(Entries from a dataset)
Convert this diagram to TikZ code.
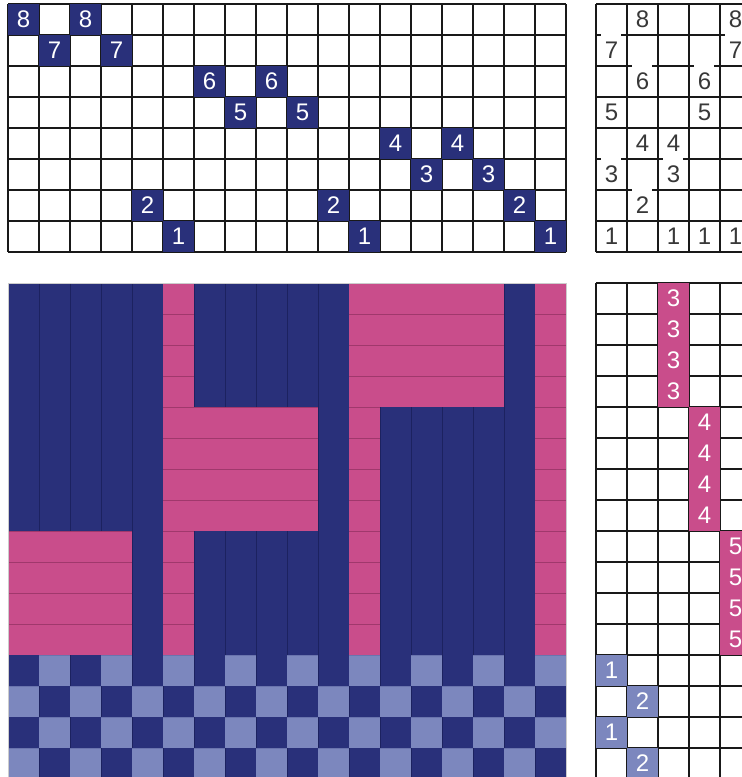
\documentclass[tikz,border=0pt]{standalone}
\usepackage{fontspec}
\setmainfont{Liberation Sans}
\definecolor{warpblue}{HTML}{29307A}
\definecolor{warpline}{HTML}{1C2260}
\definecolor{weftpink}{HTML}{C94D8B}
\definecolor{pinkline}{HTML}{A0386C}
\definecolor{weftlilac}{HTML}{7C87BE}
\definecolor{lilacline}{HTML}{6A74AE}
\definecolor{numgray}{HTML}{383838}

\begin{document}
\begin{tikzpicture}[x=1pt, y=-1pt,
        gridline/.style={line width=1.2pt, black!90},
        numtext/.style={font=\fontsize{24}{24}\selectfont, inner sep=0pt}]
    \def\cw{31}
    % corners of the four blocks
    \def\xL{8}
    \def\xR{596}
    \def\yT{4}
    \def\yB{283}

    \def\threading{{8,7,8,7,2,1,6,5,6,5,2,1,4,3,4,3,2,1}}
    \def\treadling{{3,3,3,3,4,4,4,4,5,5,5,5,1,2,1,2}}
    % tie-up of each treadle as a bit mask of shafts
    \def\tiemask{{0,85,170,13,49,193}}

    \useasboundingbox (0,0) rectangle (742,777);
    \clip (0,0) rectangle (742,777);

    % threading grid
    \foreach \i in {0,...,18}
        \draw [gridline] (\xL+\i*\cw, \yT) -- (\xL+\i*\cw, \yT+8*\cw);
    \foreach \j in {0,...,8}
        \draw [gridline] (\xL, \yT+\j*\cw) -- (\xL+18*\cw, \yT+\j*\cw);

    % tie-up grid
    \foreach \i in {0,...,5}
        \draw [gridline] (\xR+\i*\cw, \yT) -- (\xR+\i*\cw, \yT+8*\cw);
    \foreach \j in {0,...,8}
        \draw [gridline] (\xR, \yT+\j*\cw) -- (\xR+5*\cw, \yT+\j*\cw);

    % treadling grid
    \foreach \i in {0,...,5}
        \draw [gridline] (\xR+\i*\cw, \yB) -- (\xR+\i*\cw, \yB+16*\cw);
    \foreach \j in {0,...,16}
        \draw [gridline] (\xR, \yB+\j*\cw) -- (\xR+5*\cw, \yB+\j*\cw);

    % threading
    \foreach \col in {0,...,17} {
        \pgfmathtruncatemacro\sh{\threading[\col]}
        \fill [warpblue] (\xL+\col*\cw, \yT+8*\cw-\sh*\cw) rectangle ++(\cw, \cw);
        \node [numtext, white] (thr\col) at (\xL+\col*\cw+\cw/2, \yT+8*\cw-\sh*\cw+\cw/2) {\sh};
    }

    % tie-up
    \foreach \col/\sh in {0/7,4/7,1/6,3/6,0/3,2/3,1/2}
        \fill [white] (\xR+\col*\cw+5, \yT+8*\cw-\sh*\cw-1.4) rectangle ++(20, 2.8);
    \foreach \col/\sh in {1/8,4/8,0/7,4/7,1/6,3/6,0/5,3/5,1/4,2/4,0/3,2/3,1/2,0/1,2/1,3/1,4/1}
        \node [numtext, numgray] (tie\col-\sh) at (\xR+\col*\cw+\cw/2, \yT+8*\cw-\sh*\cw+\cw/2) {\sh};

    % treadling
    \foreach \row in {0,...,15} {
        \pgfmathtruncatemacro\tr{\treadling[\row]}
        \ifnum\tr>2 \def\wc{weftpink}\else\def\wc{weftlilac}\fi
        \fill [\wc] (\xR+\tr*\cw-\cw, \yB+\row*\cw) rectangle ++(\cw, \cw);
        \node [numtext, white] (trd\row) at (\xR+\tr*\cw-\cw/2, \yB+\row*\cw+\cw/2) {\tr};
    }

    % drawdown
    \foreach \row in {0,...,15} {
        \pgfmathtruncatemacro\tr{\treadling[\row]}
        \ifnum\tr>2 \def\wc{weftpink}\def\lc{pinkline}\else\def\wc{weftlilac}\def\lc{lilacline}\fi
        \foreach \col in {0,...,17} {
            \pgfmathtruncatemacro\sh{\threading[\col]}
            \pgfmathtruncatemacro\weft{mod(floor(\tiemask[\tr]/2^(\sh-1)),2)}
            \ifnum\weft=1
                \fill [\wc] (\xL+\col*\cw, \yB+\row*\cw) rectangle ++(\cw, \cw);
                \draw [\lc, line width=0.9pt] (\xL+\col*\cw, \yB+\row*\cw) -- ++(\cw, 0)
                    (\xL+\col*\cw, \yB+\row*\cw+\cw) -- ++(\cw, 0);
            \else
                \fill [warpblue] (\xL+\col*\cw, \yB+\row*\cw) rectangle ++(\cw, \cw);
                \draw [warpline, line width=0.8pt] (\xL+\col*\cw, \yB+\row*\cw) -- ++(0, \cw)
                    (\xL+\col*\cw+\cw, \yB+\row*\cw) -- ++(0, \cw);
            \fi
        }
    }
    \draw [black!20, line width=0.6pt] (\xL, \yB) rectangle (\xL+18*\cw, \yB+16*\cw);
\end{tikzpicture}
\end{document}
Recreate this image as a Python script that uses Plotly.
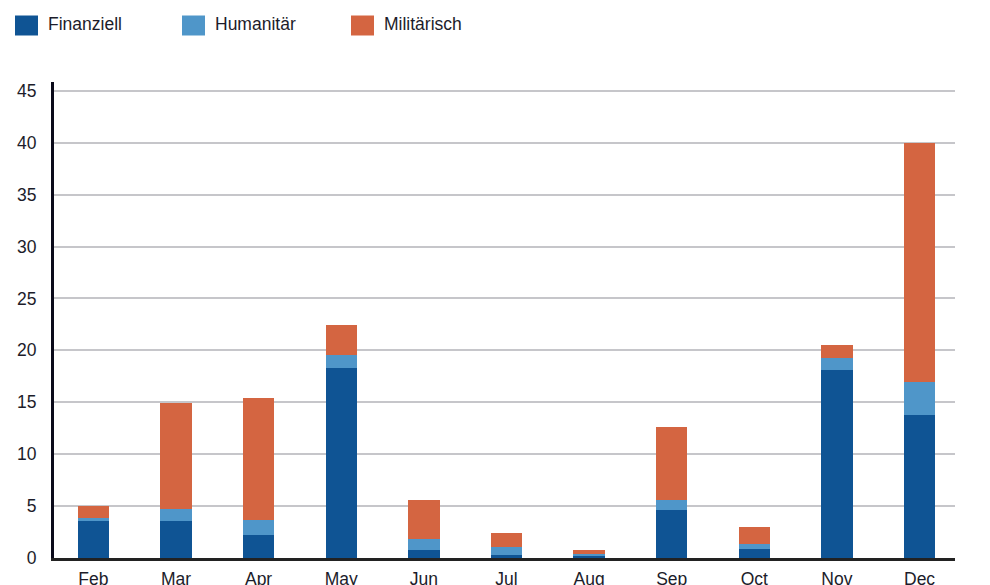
import plotly.graph_objects as go

months = ["Feb", "Mar", "Apr", "May", "Jun", "Jul", "Aug", "Sep", "Oct", "Nov", "Dec"]
finanziell = [3.6, 3.6, 2.2, 18.3, 0.8, 0.3, 0.25, 4.6, 0.9, 18.1, 13.75]
humanitaer = [0.3, 1.1, 1.5, 1.3, 1.0, 0.75, 0.15, 1.0, 0.45, 1.2, 3.2]
militaerisch = [1.1, 10.2, 11.7, 2.8, 3.8, 1.4, 0.4, 7.0, 1.6, 1.2, 23.0]
series_names = ["Finanziell", "Humanitär", "Militärisch"]
colors = ["#0f5494", "#4f96c9", "#d46541"]
yticks = [0, 5, 10, 15, 20, 25, 30, 35, 40, 45]

FONT = "Liberation Sans, Arial, Helvetica, sans-serif"
TXT = "#1c1c2a"

fig = go.Figure()
for name, vals, c in zip(series_names, [finanziell, humanitaer, militaerisch], colors):
    fig.add_trace(go.Bar(x=months, y=vals, name=name, marker=dict(color=c, line=dict(width=0)),
                         width=0.38, showlegend=False))

# custom legend (large square swatches)
leg_x = [15, 182, 351]
for name, c, lx in zip(series_names, colors, leg_x):
    fig.add_shape(type="rect", xref="paper", yref="paper",
                  x0=(lx - 54) / 901, x1=(lx + 23 - 54) / 901,
                  y0=(558.5 - 36) / 476, y1=(558.5 - 16) / 476,
                  fillcolor=c, line=dict(width=0))
    fig.add_annotation(xref="paper", yref="paper", x=(lx + 31 - 54) / 901, y=(558.5 - 25) / 476,
                       text=name, showarrow=False, xanchor="left", yanchor="middle",
                       font=dict(family=FONT, size=17.5, color=TXT))

fig.update_layout(
    width=990, height=585,
    margin=dict(l=54, r=35, t=82, b=27, autoexpand=False),
    paper_bgcolor="white", plot_bgcolor="white",
    barmode="stack",
    font=dict(family=FONT, size=17, color=TXT),
    xaxis=dict(type="category", range=[-0.476, 10.429], showline=True, linecolor="#222222",
               linewidth=3, showgrid=False, ticks="", tickfont=dict(size=17.5), ticklabelstandoff=3,
               automargin=False),
    yaxis=dict(range=[0, 45.85], tickvals=yticks, showgrid=True, gridcolor="#c6c6ca", gridwidth=2,
               showline=True, linecolor="#0a0a1a", linewidth=3, zeroline=False, ticks="",
               tickfont=dict(size=17.5), ticklabelstandoff=11, automargin=False),
)

fig.write_html("out.html")
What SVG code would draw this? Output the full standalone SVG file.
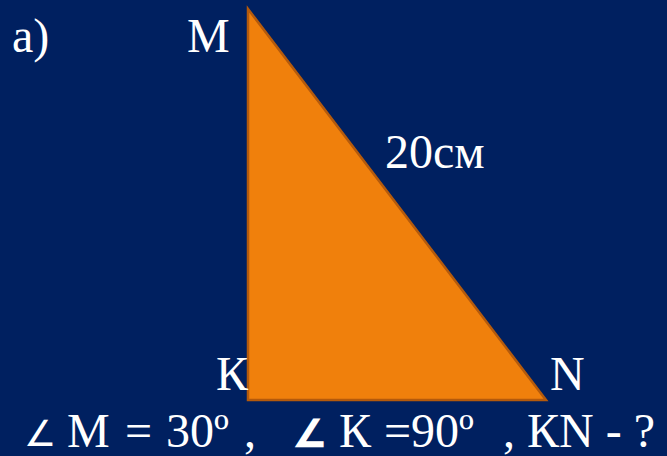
<svg xmlns="http://www.w3.org/2000/svg" width="667" height="456" viewBox="0 0 667 456">
<style>
.t{font-family:"Liberation Serif","Times New Roman",serif;font-size:48px;fill:#ffffff}
.a{font-family:"DejaVu Sans",sans-serif;font-size:36px;fill:#ffffff}
</style>
<rect x="0" y="0" width="667" height="456" fill="#002060"/>
<g id="triangle">
<polygon points="248,9 248,400 546,400" fill="#F0800C" stroke="#B45A0C" stroke-width="2.5" stroke-linejoin="miter"/>
</g>
<g id="labels">
<text class="t" x="12" y="52">a)</text>
<text class="t" x="187" y="52">M</text>
<text class="t" x="385" y="168">20см</text>
<text class="t" x="216" y="390">К</text>
<text class="t" x="550" y="390">N</text>
</g>
<g id="question">
<text class="a" x="24" y="446">∠</text>
<text class="t" x="67" y="447">M</text>
<text class="t" x="125" y="447">=</text>
<text class="t" x="166" y="447">30º</text>
<text class="t" x="244" y="447">,</text>
<text class="a" x="294" y="446" stroke="#ffffff" stroke-width="2.5">∠</text>
<text class="t" x="339" y="447">К</text>
<text class="t" x="384" y="447">=90º</text>
<text class="t" x="503" y="447">, КN - ?</text>
</g>
</svg>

▸ **Set problem**
Check each line of the records for "standalone" and copy the ones that contain it.

▸ **Complete response**
\documentclass[tikz,border=0pt]{standalone}
What SVG code would draw this? Output the full standalone SVG file.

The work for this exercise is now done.